While Glenelg’s Darcy Fogarty has been mentioned as the possible No. 1 pick this year — his draft stock has plummeted during the first two rounds of the championships — recruiting scouts have been more enamoured with what looms as SA’s greatest top-end draft crop since 2010.
Bottom-age prospects Jack Lukosius, Izak Rankine and Connor Rozee are already in the conversation for top-10 selection at the 2018 national draft – labelled a “Super Draft’’ – while Jackson Hately also is in first-round contention.
“This is the best group of high-end SA prospects coming through the system that I have seen for nearly a decade,’’ said one recruiting manager, speaking on the condition of anonymity.
“Clearly there is still a lot of water to go under the bridge – injury and form can strike any young player – but right now Lukosius, Rankine and Rozee are not only top-10 prospects but in top-five calculations.’’
The last time SA had three players drafted in the top 10 was in 2010 when Sturt’s Sam Day went to Gold Coast at pick three, Woodville-West Torrens’ Jared Polec to Brisbane at five and Norwood’s Daniel Gorringe to the Suns at 10.
SA under-18 coach and State talent manager Brenton Phillips has hailed his elite group of bottom-agers, who are all in the level one AFL Academy squad, as being “as good as there is for their age group in the country’’.
Phillips said West Adelaide small forward/midfielder Rankine, 17, who made his league debut last year, is so freakishly-talented and advanced in his development that he is capable of playing AFL now.
“If he was on an AFL list, he would be playing AFL right now – he is that good,’’ Phillips said.
“He has some fine attributes, a lot of traits and tricks that suggest he could play now – elite speed, elite ball use and he makes good decisions. There’s a bit of (Crow) Charlie Cameron about him.’’

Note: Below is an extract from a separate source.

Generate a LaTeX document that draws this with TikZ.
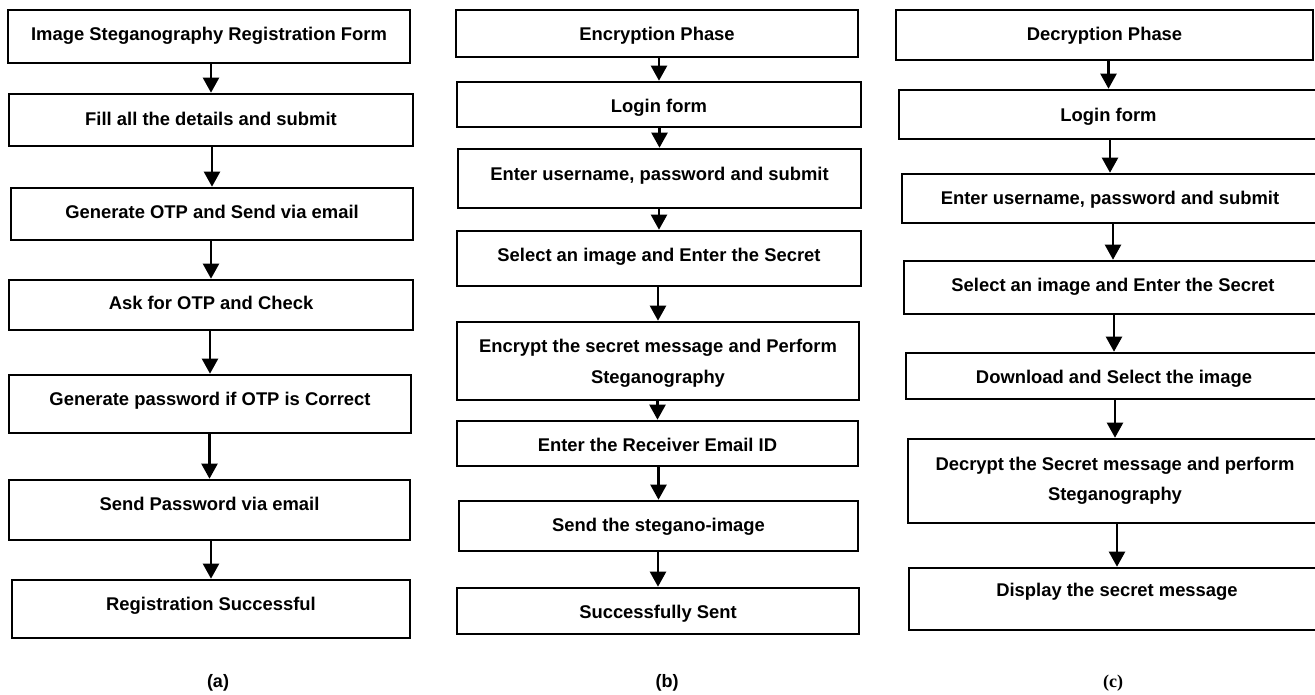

Eagles key forward Lukosius, 16 and an imposing 195cm, was named SA’s best player in its round two 51-point triumph against the Allies.
He took eight marks and kicked three goals opposed to Jarrod Brander, a key defender tipped to be taken early at this year’s draft.
“Jack’s a bigger version of (Hawthorn’s) Jack Gunston,’’ Phillips said.
“He has good hands, is really agile for his height and always presents up at the ball because he works so hard. You want the ball in his hands because he is a very smart ball user.’’
North Adelaide midfielder/forward Rozee, 17 and 184cm, has had a quieter start to the under-18 championships but is silky-skilled and won the Kevin Sheehan Medal as the best player at last year’s national under-16 titles.
“He’s similar in lots of ways to Rankine in that he has elite speed, good endurance, really good game sense and is a tackling machine,’’ said Phillips.
Midfielder Hately, 16 from Central District, also has impressed as a bottom-age prospect, having had 27 disposals in SA’s heartbreaking one-point, extra-time loss to Western Australia in round one.
The SA team (1-1) flies to Melbourne on Thursday to play unbeaten Vic Metro at Etihad Stadium on Friday and Vic Country at Simonds Stadium next Wednesday needing to likely win both games to stay in championship contention.